La caméra la suit, entre dans la somptueuse demeure puis grimpe l’escalier en colimaçon, jusqu’à la chambre où repose le défunt. La mise en scène est digne des grandes fresques historiques, puis le trublion reprend le contrôle : Tchaïkovski ouvre les yeux et sort de son repos éternel pour crier sa haine sur la femme.

Il faut donc reprendre au commencement, à la rencontre entre Tchaïkovski et Antonina. Ensorcelée par le charme du maître, «presque un vieillard»), la jeune femme d’origines modestes se jette à son cou, redoublant d’audace. Le mariage est soumis à une longue liste de conditions, qu’Antonina accepte sans même les considérer (la première étant que Tchaïkovski se refuse à son amour). Évidemment, l’union fait rapidement naufrage, à une époque où divorcer nécessitait l’accord de l’Église.

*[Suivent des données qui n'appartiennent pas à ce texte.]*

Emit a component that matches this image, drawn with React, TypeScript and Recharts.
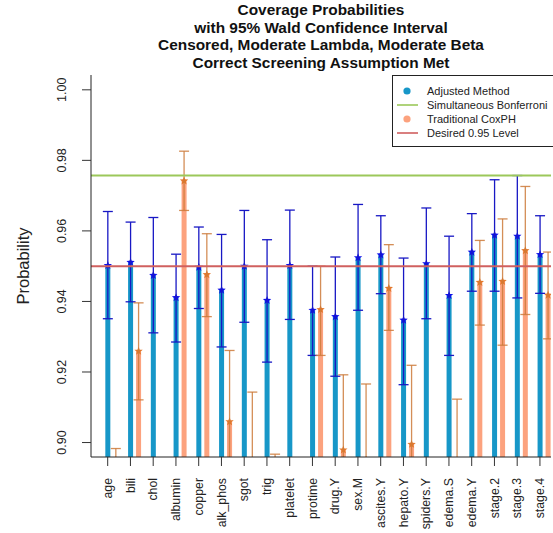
import React from 'react';
import { ComposedChart, Bar, XAxis, YAxis, ErrorBar, ReferenceLine, Legend } from 'recharts';

// Model terms on the x axis
const terms = [
  'age', 'bili', 'chol', 'albumin', 'copper', 'alk_phos', 'sgot', 'trig', 'platelet', 'protime',
  'drug.Y', 'sex.M', 'ascites.Y', 'hepato.Y', 'spiders.Y', 'edema.S', 'edema.Y', 'stage.2', 'stage.3', 'stage.4',
];

// Adjusted method: coverage estimate and Wald interval
const adjCoverage = [0.9502, 0.9511, 0.9474, 0.9411, 0.9497, 0.9432, 0.95, 0.9403, 0.9502, 0.9375, 0.9357, 0.9524, 0.9532, 0.9347, 0.9507, 0.9417, 0.954, 0.9588, 0.9585, 0.9533];
const adjLower = [0.9351, 0.9399, 0.9311, 0.9285, 0.938, 0.9271, 0.9341, 0.9228, 0.9349, 0.9247, 0.9188, 0.9375, 0.9422, 0.9164, 0.9351, 0.9247, 0.9429, 0.9429, 0.941, 0.9423];
const adjUpper = [0.9655, 0.9625, 0.9638, 0.9534, 0.9611, 0.959, 0.9658, 0.9575, 0.9659, 0.95, 0.9526, 0.9675, 0.9643, 0.9523, 0.9665, 0.9585, 0.9649, 0.9745, 0.9757, 0.9643];

// Traditional CoxPH: coverage estimate and Wald interval
const coxCoverage = [0.876, 0.9259, 0.872, 0.9742, 0.9476, 0.9059, 0.893, 0.874, 0.87, 0.9377, 0.8979, 0.895, 0.9437, 0.8995, 0.872, 0.891, 0.9454, 0.9457, 0.9544, 0.9418];
const coxLower = [0.854, 0.9121, 0.85, 0.9658, 0.9357, 0.8857, 0.872, 0.852, 0.848, 0.9247, 0.8766, 0.8734, 0.9318, 0.8771, 0.85, 0.8697, 0.9333, 0.9276, 0.9363, 0.9294];
const coxUpper = [0.8983, 0.9396, 0.894, 0.9826, 0.9592, 0.9261, 0.9143, 0.8967, 0.892, 0.95, 0.9192, 0.9166, 0.9561, 0.9219, 0.894, 0.9123, 0.9573, 0.9634, 0.9726, 0.954];

// Reference levels
const bonferroniLevel = 0.9757;
const desiredLevel = 0.95;

const yTicks = [0.9, 0.92, 0.94, 0.96, 0.98, 1.0];

const rows = terms.map((term, i) => ({
  term,
  pos: i + 1,
  adj: adjCoverage[i],
  adjErr: [adjCoverage[i] - adjLower[i], adjUpper[i] - adjCoverage[i]],
  cox: coxCoverage[i],
  coxErr: [coxCoverage[i] - coxLower[i], coxUpper[i] - coxCoverage[i]],
}));

const FONT = '"Liberation Sans", Arial, Helvetica, sans-serif';
const BLUE = '#1797C8';
const SALMON = '#FCA27E';
const BLUE_STAR = '#1010E8';
const ORANGE_STAR = '#E2782C';
const BLUE_ERR = '#1818C4';
const ORANGE_ERR = '#CC7A3A';
const GREEN = '#9CC85A';
const RED = '#D0605F';

const BAR_W = 5;
const BAR_GAP = 3;
const HALF_STEP = (BAR_W + BAR_GAP) / 2;

// Interval whiskers stay inside the plotting region, like the bars
const ADJ_ID = 'adjBars';
const COX_ID = 'coxBars';
const clipCss = `
.adj-err, .adj-err line { clip-path: url(#clipPath-${ADJ_ID}); }
.cox-err, .cox-err line { clip-path: url(#clipPath-${COX_ID}); }
`;

const starPoints = (cx: number, cy: number, R: number, r: number) => {
  const pts: string[] = [];
  for (let k = 0; k < 10; k++) {
    const ang = -Math.PI / 2 + (k * Math.PI) / 5;
    const rad = k % 2 === 0 ? R : r;
    pts.push(`${(cx + rad * Math.cos(ang)).toFixed(2)},${(cy + rad * Math.sin(ang)).toFixed(2)}`);
  }
  return pts.join(' ');
};

// Bar with a star marker at the estimate
const barWithStar = (fill: string, starFill: string) => (props: any) => {
  const { x, y, width, height } = props;
  if (x == null || y == null) return <g />;
  const top = Math.min(y, y + height);
  const h = Math.abs(height);
  return (
    <g>
      <rect x={x} y={top} width={width} height={h} fill={fill} />
      <polygon points={starPoints(x + width / 2, y, 4.4, 1.9)} fill={starFill} />
    </g>
  );
};

// Term labels sit under the first bar of each pair
const TermTick = (props: any) => {
  const { x, y, payload } = props;
  const bx = x - HALF_STEP;
  const label = terms[Math.round(payload.value) - 1] ?? '';
  return (
    <g>
      <line x1={bx} x2={bx} y1={y} y2={y + 9} stroke="#333" strokeWidth={1} />
      <text
        x={bx}
        y={y + 21}
        transform={`rotate(-90 ${bx} ${y + 21})`}
        textAnchor="end"
        dy="0.35em"
        fontSize={12.3}
        fontFamily={FONT}
        fill="#222"
      >
        {label}
      </text>
    </g>
  );
};

const ProbTick = (props: any) => {
  const { x, y, payload } = props;
  const tx = x - 20;
  return (
    <text
      x={tx}
      y={y}
      transform={`rotate(-90 ${tx} ${y})`}
      textAnchor="middle"
      dy="0.35em"
      fontSize={12.5}
      fontFamily={FONT}
      fill="#222"
    >
      {payload.value.toFixed(2)}
    </text>
  );
};

const legendItems = [
  { label: 'Adjusted Method', kind: 'dot', color: BLUE },
  { label: 'Simultaneous Bonferroni', kind: 'line', color: GREEN },
  { label: 'Traditional CoxPH', kind: 'dot', color: SALMON },
  { label: 'Desired 0.95 Level', kind: 'line', color: RED },
];

const LegendBox = () => (
  <div
    style={{
      width: 170,
      height: 72,
      boxSizing: 'border-box',
      border: '1px solid #222',
      background: '#fff',
      paddingTop: 8,
      fontFamily: FONT,
      fontSize: 11,
      color: '#222',
    }}
  >
    {legendItems.map((it) => (
      <div key={it.label} style={{ height: 14, display: 'flex', alignItems: 'center' }}>
        <svg width={34} height={14} style={{ flex: 'none' }}>
          {it.kind === 'dot' ? (
            <circle cx={14} cy={7} r={3.6} fill={it.color} />
          ) : (
            <line x1={4} x2={25} y1={7} y2={7} stroke={it.color} strokeWidth={1.6} />
          )}
        </svg>
        <span style={{ whiteSpace: 'nowrap', lineHeight: '14px' }}>{it.label}</span>
      </div>
    ))}
  </div>
);

const titleLines = [
  'Coverage Probabilities',
  'with 95% Wald Confidence Interval',
  'Censored, Moderate Lambda, Moderate Beta',
  'Correct Screening Assumption Met',
];

export default function App() {
  return (
    <div style={{ position: 'absolute', left: 0, top: 0, width: 553, height: 533, background: '#fff' }}>
      <style>{clipCss}</style>
      <svg width={553} height={75} style={{ position: 'absolute', left: 0, top: 0 }}>
        {titleLines.map((t, i) => (
          <text
            key={t}
            x={321}
            y={15 + i * 17.7}
            textAnchor="middle"
            fontFamily={FONT}
            fontWeight="bold"
            fontSize={15.4}
            fill="#111"
          >
            {t}
          </text>
        ))}
      </svg>
      <ComposedChart
        width={553}
        height={533}
        data={rows}
        margin={{ top: 75, right: 2, bottom: 0, left: 0 }}
        barSize={BAR_W}
        barGap={BAR_GAP}
      >
        <XAxis
          dataKey="pos"
          type="number"
          domain={[0.09, 20.31]}
          ticks={terms.map((_, i) => i + 1)}
          interval={0}
          allowDataOverflow
          height={76}
          tickSize={0}
          tickMargin={0}
          tickLine={false}
          axisLine={{ stroke: '#222', strokeWidth: 1 }}
          tick={<TermTick />}
        />
        <XAxis
          xAxisId="frameTop"
          orientation="top"
          dataKey="pos"
          type="number"
          domain={[0.09, 20.31]}
          allowDataOverflow
          height={0}
          tick={false}
          tickLine={false}
          axisLine={{ stroke: '#222', strokeWidth: 1 }}
        />
        <YAxis
          type="number"
          domain={[0.8959, 1.0042]}
          ticks={yTicks}
          allowDataOverflow
          width={91}
          tickSize={9}
          tickMargin={0}
          tickLine={{ stroke: '#333', strokeWidth: 1 }}
          axisLine={{ stroke: '#222', strokeWidth: 1 }}
          tick={<ProbTick />}
          label={{
            value: 'Probability',
            angle: -90,
            position: 'insideLeft',
            offset: 23,
            style: { fontFamily: FONT, fontSize: 16.5, fill: '#222', textAnchor: 'middle' },
          }}
        />
        <YAxis
          yAxisId="frameRight"
          orientation="right"
          type="number"
          domain={[0.8959, 1.0042]}
          allowDataOverflow
          width={0}
          tick={false}
          tickLine={false}
          axisLine={{ stroke: '#222', strokeWidth: 1 }}
        />
        <Legend
          layout="horizontal"
          verticalAlign="middle"
          align="center"
          wrapperStyle={{ left: 392, top: 75, width: 170, height: 72 }}
          content={() => <LegendBox />}
        />
        <Bar id={ADJ_ID} dataKey="adj" fill={BLUE} isAnimationActive={false} shape={barWithStar(BLUE, BLUE_STAR)}>
          <ErrorBar
            className="adj-err"
            clipPath={`url(#clipPath-${ADJ_ID})`}
            dataKey="adjErr"
            direction="y"
            width={5}
            stroke={BLUE_ERR}
            strokeWidth={1.3}
          />
        </Bar>
        <Bar id={COX_ID} dataKey="cox" fill={SALMON} isAnimationActive={false} shape={barWithStar(SALMON, ORANGE_STAR)}>
          <ErrorBar
            className="cox-err"
            clipPath={`url(#clipPath-${COX_ID})`}
            dataKey="coxErr"
            direction="y"
            width={5}
            stroke={ORANGE_ERR}
            strokeWidth={1.3}
            strokeOpacity={0.85}
          />
        </Bar>
        <ReferenceLine y={bonferroniLevel} stroke={GREEN} strokeWidth={2} />
        <ReferenceLine y={desiredLevel} stroke={RED} strokeWidth={2} />
      </ComposedChart>
    </div>
  );
}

Voilà le nœud du problème : la désunion de deux êtres – lui qui ne se manifeste que par son insensibilité, elle qui s’enferme dans l’illusion qu’elle est aimée par celui qu’elle idolâtre – qui ne parviendront jamais à officialiser leur séparation. À travers cela, Serebrennikov raconte la mise au ban des homosexuels dans la Russie de l’empire et dépeint l’amour à travers le prisme de l’obsession.

Les deux trajectoires opposées se contaminent, s’empoisonnent peu à peu. Tchaikovsky’s Wife est une grandiose histoire de destruction, enfermée dans une ambiance vénéneuse et grisâtre, en accord avec la souffrance qu’expriment les personnages, chacun tour à tour victime et bourreau.

C’est pourtant bien «la femme de Tchaïkovski» qui en est la protagoniste (ainsi qu’elle se définit elle-même, sacrifiant sa propre identité), incarnée par l’époustouflante Aliona Mikhaïlova. On suit le délitement de son esprit, une errance qui sera aussi lorsque l’héroïne cherchera l’illusion d’une vie amoureuse avec son avocat, un mari violent.

Antonina survivra près de vingt ans à Tchaïkovski, mais passera la fin de sa vie dans un asile. En cela, on peut lire cette union forcée et douloureuse comme une parabole baroque de la relation entre la Russie et sa voisine ukrainienne. Jusqu’à ce que la folie vous sépare.